The earliest of the stories, historically speaking, is 'The Necessity of Burning', set in Cambridge in 1382 during the Peasants' Revolt: the latest is 'Looking for Petronilla', which begins in contemporary Ireland. The stories tend to cluster in the 17th and 18th centuries. I think this is partly because there are so many more sources available, and partly because human experience -- society, psychology, religion, science, urban life -- were (or could be portrayed as) more like our own than in medieval times.
Each of the stories has a female protagonist, though she is not always the narrator. 'Acts of Union' (Ireland, 1798) tells the tale of a spinster from the point of view of a drunken English captain who wakes up with more than he bargained for. 'Dido' (England, 1770s) is a tale about slavery, and the argument that led to Lord Mansfield's opposition to it. 'Account' (Scotland, 1496) is a story in the form of a list:
- Number of daughters of Lord Drummond: 3 (Margaret, Euphemia, Sibilla)
- Number of languages in which Lord Drummond's daughters could say 'Yes, Sire': 3.
- Number of Lord Drummond's daughters invited to and installed in Stirling Castle, two months after the King's visit to the Drummonds in 1496: 1 (Margaret)
There are stories that can be read as lesbian romances: for instance, 'How a Lady Dies' (Bath, 1759) in which a young woman turns up at her female friend's house, crying that she cannot live without her. Stories that illuminate some of the nastier moments in history: witch-burnings, exhibition of freaks, scientific fraud, slavery, clitorodectomy.
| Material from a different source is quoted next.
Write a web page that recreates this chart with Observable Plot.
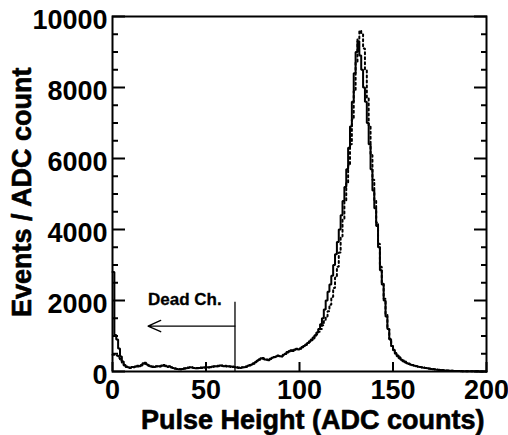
<!DOCTYPE html>
<html><head><meta charset="utf-8">
<script src="https://cdn.jsdelivr.net/npm/d3@7"></script>
<script src="https://cdn.jsdelivr.net/npm/@observablehq/plot@0.6"></script>
<style>body{margin:0;background:#fff}</style>
</head><body><div id="chart"></div>
<script>
// Bin low edges (ADC counts), 1-count bins from 0 to 199
const binLow = d3.range(0, 200);
const binUpper = 200;

// Measured pulse height spectrum (solid)
const dataCounts = [
  2800,1030,900,650,420,280,180,140,120,110,
  130,120,140,160,150,180,230,250,200,170,
  140,130,130,140,150,140,160,180,160,140,
  150,120,100,80,70,60,60,70,80,90,
  110,120,110,100,90,100,100,110,110,110,
  120,110,120,140,140,150,160,170,160,150,
  150,150,140,140,130,120,110,110,100,110,
  120,140,160,180,200,230,260,300,340,370,
  380,340,330,320,360,390,400,420,450,430,
  420,470,500,550,560,600,580,620,640,620,
  650,690,720,760,800,850,900,960,1020,1100,
  1200,1330,1500,1750,2000,2250,2450,2700,3000,3300,
  3650,4000,4400,4800,5200,5700,6300,6900,7600,8400,
  9000,9300,8900,8500,8000,7600,7000,6400,5700,5100,
  4600,4100,3500,2850,2450,2000,1550,1200,900,720,
  600,500,430,370,330,290,260,235,210,190,
  175,160,145,135,125,115,108,100,90,80,
  72,65,58,50,45,40,35,30,25,22,
  20,18,16,14,12,11,10,9,8,7,
  6,5,5,4,4,4,3,3,3,3
];

// Comparison spectrum (dotted)
const simCounts = [
  470,470,450,380,300,220,170,130,110,100,
  120,130,150,140,160,170,200,220,190,160,
  150,140,130,150,140,150,170,160,150,130,
  140,110,100,90,70,70,60,80,90,100,
  100,110,120,100,100,90,110,100,120,110,
  110,120,130,130,150,140,150,160,170,150,
  160,140,150,130,140,130,120,100,110,120,
  130,130,170,170,210,220,270,290,330,350,
  360,350,340,330,350,380,410,410,440,440,
  430,460,490,530,570,580,600,610,630,630,
  640,680,720,750,790,830,880,930,990,1050,
  1120,1200,1300,1420,1550,1700,1880,2100,2350,2650,
  2950,3350,3800,4300,4800,5300,5800,6400,7100,7900,
  8700,9350,9600,9500,9100,8500,7700,6900,6100,5400,
  4800,4200,3600,2950,2500,2050,1600,1200,920,720,
  610,520,450,400,350,310,280,250,225,205,
  185,170,155,140,130,120,110,100,92,85,
  78,70,63,57,50,45,40,35,30,27,
  24,21,18,16,14,12,11,10,9,8,
  7,6,6,5,5,4,4,3,3,3
];

// Axis ticks
const xTicks = [0, 50, 100, 150, 200];
const yMajor = [0, 2000, 4000, 6000, 8000, 10000];
const yMinor = [500,1000,1500,2500,3000,3500,4500,5000,5500,6500,7000,7500,8500,9000,9500];

// Annotation
const deadLabel = "Dead Ch.";
const deadCut = 65.5;
const deadLineTop = 1950;
const arrowRows = [{from: 65.5, to: 19, y: 1280}];
const labelRows = [{x: 19, y: 1870, text: deadLabel}];

const xTitle = "Pulse Height (ADC counts)";
const yTitle = "Events / ADC count";

function hist(counts) {
  const rows = binLow.map((x, i) => ({x, y: counts[i]}));
  rows.push({x: binUpper, y: counts[counts.length - 1]});
  return rows;
}

const font = "'Liberation Sans', Arial, Helvetica, sans-serif";
const heavy = {fontWeight: "bold", fill: "black", stroke: "black", strokeWidth: 0.6};

const chart = Plot.plot({
  width: 508,
  height: 435,
  marginLeft: 112,
  marginRight: 22,
  marginTop: 16,
  marginBottom: 64,
  style: {fontFamily: font, fontWeight: "bold", color: "black", background: "white"},
  x: {domain: [0, 200], label: null},
  y: {domain: [0, 10000], label: null},
  marks: [
    Plot.line(hist(simCounts), {x: "x", y: "y", curve: "step-after", stroke: "black", strokeWidth: 2, strokeDasharray: "2,3", strokeLinejoin: "miter"}),
    Plot.line(hist(dataCounts), {x: "x", y: "y", curve: "step-after", stroke: "black", strokeWidth: 2, strokeLinejoin: "miter"}),
    Plot.ruleX([deadCut], {y1: 0, y2: deadLineTop, stroke: "black", strokeWidth: 1.3}),
    Plot.arrow(arrowRows, {x1: "from", x2: "to", y1: "y", y2: "y", stroke: "black", strokeWidth: 1.3, headLength: 16, headAngle: 48}),
    Plot.text(labelRows, {x: "x", y: "y", text: "text", textAnchor: "start", lineAnchor: "bottom", fontSize: 17, ...heavy, strokeWidth: 0.3}),
    // y axis: inward ticks left and right
    Plot.axisY(yMajor, {anchor: "left", tickSize: -13, strokeWidth: 2, tickFormat: () => "", label: null}),
    Plot.axisY(yMinor, {anchor: "left", tickSize: -6, strokeWidth: 2, tickFormat: () => "", label: null}),
    Plot.axisY(yMajor, {anchor: "right", tickSize: -13, strokeWidth: 2, tickFormat: () => "", label: null}),
    Plot.axisY(yMinor, {anchor: "right", tickSize: -6, strokeWidth: 2, tickFormat: () => "", label: null}),
    Plot.axisY(yMajor, {anchor: "left", tickSize: 0, tickPadding: 5, dy: 4, fontSize: 27, ...heavy, tickFormat: d => String(d), label: null}),
    // x axis
    Plot.axisX(xTicks, {anchor: "bottom", tickSize: -9, strokeWidth: 2, tickFormat: () => "", label: null}),
    Plot.axisX(xTicks, {anchor: "bottom", tickSize: 0, tickPadding: 8, fontSize: 27, ...heavy, tickFormat: d => String(d), label: null}),
    Plot.frame({stroke: "black", strokeWidth: 2}),
    Plot.text([xTitle], {frameAnchor: "bottom-right", textAnchor: "end", lineAnchor: "bottom", dx: -2, dy: 57, fontSize: 27, ...heavy}),
    Plot.text([yTitle], {frameAnchor: "top-left", rotate: -90, textAnchor: "end", lineAnchor: "bottom", dx: -82, dy: 51, fontSize: 27, ...heavy})
  ]
});
document.getElementById("chart").appendChild(chart);
</script>
</body></html>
Stories that describe the many facets of female friendship and sexuality.
Many of the characters in these stories have only the vaguest notion of the world around them, of their location either geographically or temporally: some of the stories gain meaning and context from the explanatory afterword that follows each, though each story can certainly be read alone without context being required.
Sometimes there's a righteous rage simmering under Donoghue's simple prose: sometimes there's a wry humour, as in the first story, 'The Woman Who Gave Birth to Rabbits'. The overall impression is of an author with a magpie mind, who retains and reworks the fascinating footnotes that proliferate in any decent history book.